A member of the Hindustan Socialist Republican Organization, co-founder of the Naujawan Bharat Sabha, accomplice in the inadvertent assassination of J.P. Saunders, the Assistant Superintendent of Police, and, thus, the avenger of the brutal death of Lala Lajpat Rai from police lathi charge (baton charge), Sukhdev Thapar belonged to a rare breed of revolutionaries who dared the British eye to eye, without hatred or malice but with virtuous violence as befits a kshatriya, to extricate the motherland from the tentacles of British imperialism. He was arrested along with Bhagat Singh and Shivaram Rajguru for criminal involvement in the assassination of J.P. Saunders. Bhagat Singh and Batukeshwar Dutta were also apprehended for exploding bombs in the Central Assembly Hall in New Delhi on 8 April, 1929. Singh and Dutta had thrown two bombs and floated protest leaflets in the Assembly Hall to stir up the nation into engaging in a vigorous movement for independence. That they deliberately avoided escape and embraced arrest was to set up their trial which, they were convinced, would spread the revolutionary fervour across the country and ignite the fire of freedom everywhere.

Sukhdev, Bhagat Singh and Rajguru---that all three of them were under 24 years of age when their valiant end came makes their mature revolutionary thinking all the more remarkable and lends a lustre to their sacrifice that remains undimmed in the annals of the freedom struggle despite the passage of time. A few days before the day of their hanging, Sukhdev wrote a letter to Mahatma Gandhi dissuading him from appealing to the British government for commutation of the death sentence passed on them as it was their conviction that their death would be far more potent in igniting the revolutionary spirit in the masses than a reduced sentence of imprisonment. There was no reprieve for them though. The Court order of their prospective hanging on 24 March, 1931 was overruled and the date summarily preponed to the previous evening by the Home Secretary of Punjab. On the fateful evening of 23 March, 1931 at 7:30 the three heroes passed into folklore.
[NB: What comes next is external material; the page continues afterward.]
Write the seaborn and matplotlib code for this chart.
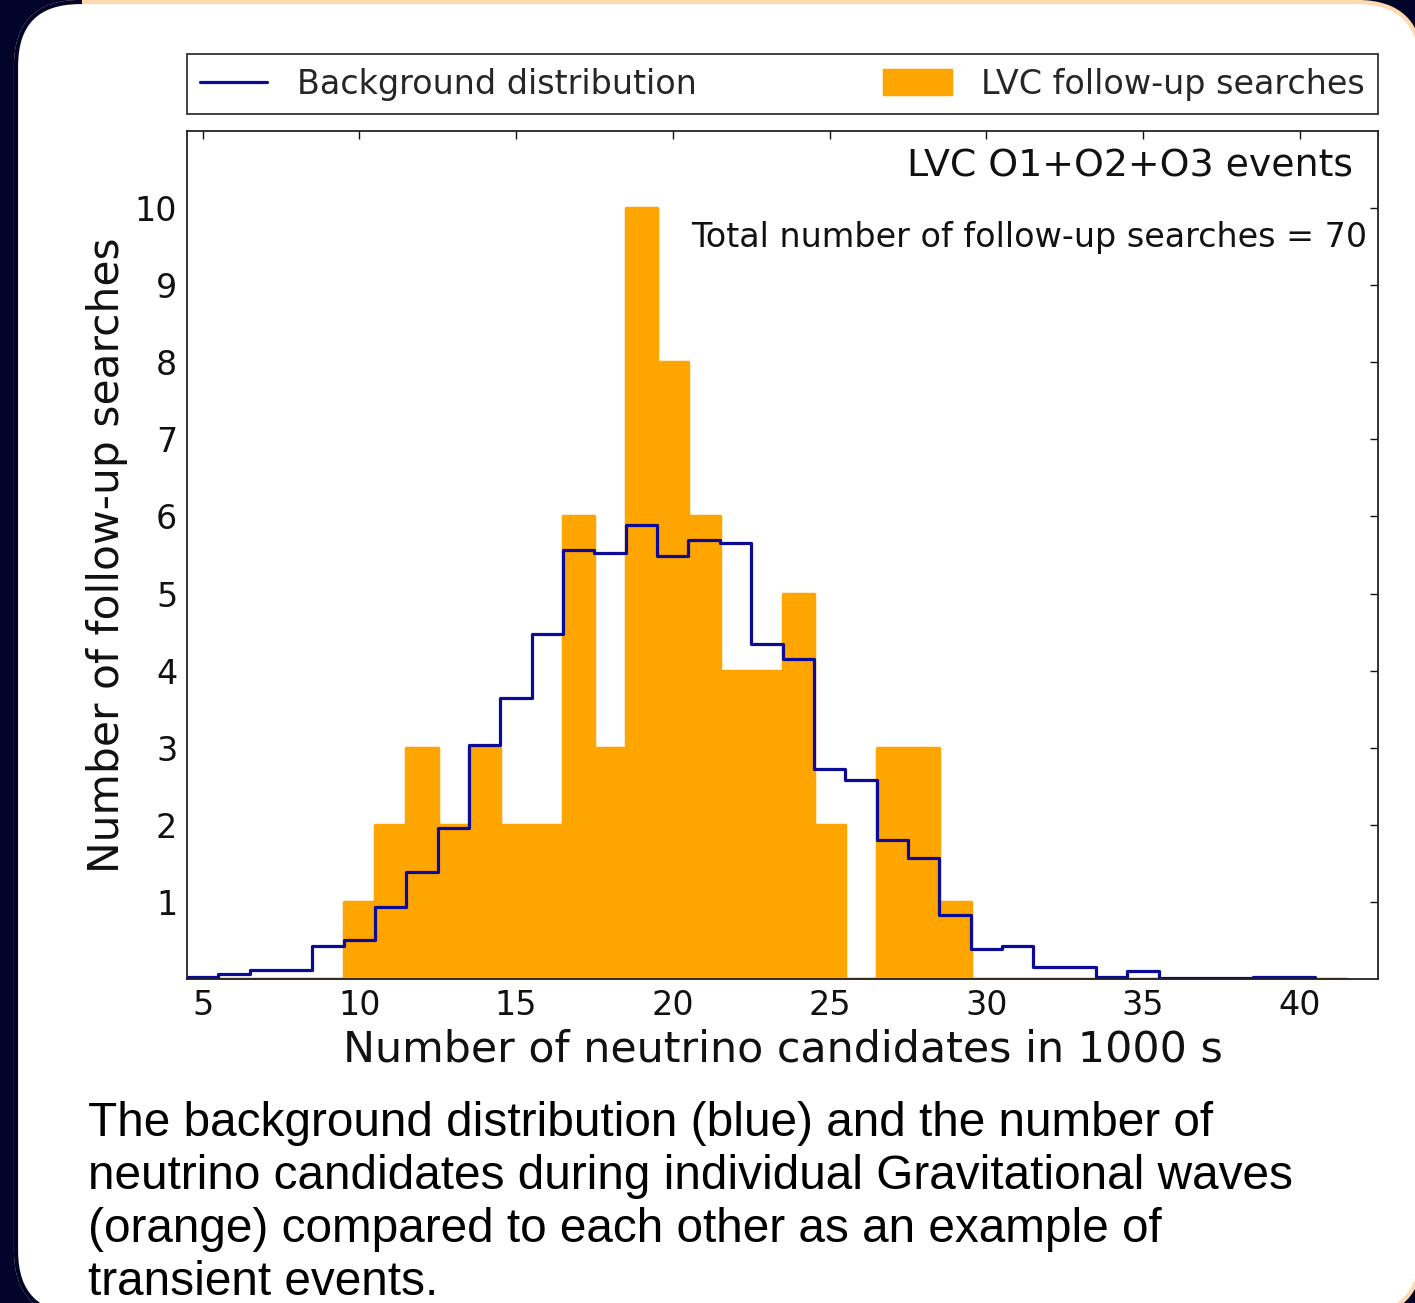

The triumphant trio, deathless and defiant, raised the revolutionary slogan and, laughing full of glee, passed into eternity as if life were but a consecration at the altar of freedom of the motherland. Hail heroes, thy victory shines in the afterglow of thy sacrifice! Inquilab Zindabad! Azad Hind Zindabad!

P.S. The heroes were hanged till death; then their bodies were dismembered, packaged and passed through a hole in the real wall of the prison, transported to the outskirts of Ganda Singh Wala village under the cover of darkness where they were kerosene-cremated and their ashes then cast away in the Sutlej (Shatadru) river some 10 km from Ferozepur.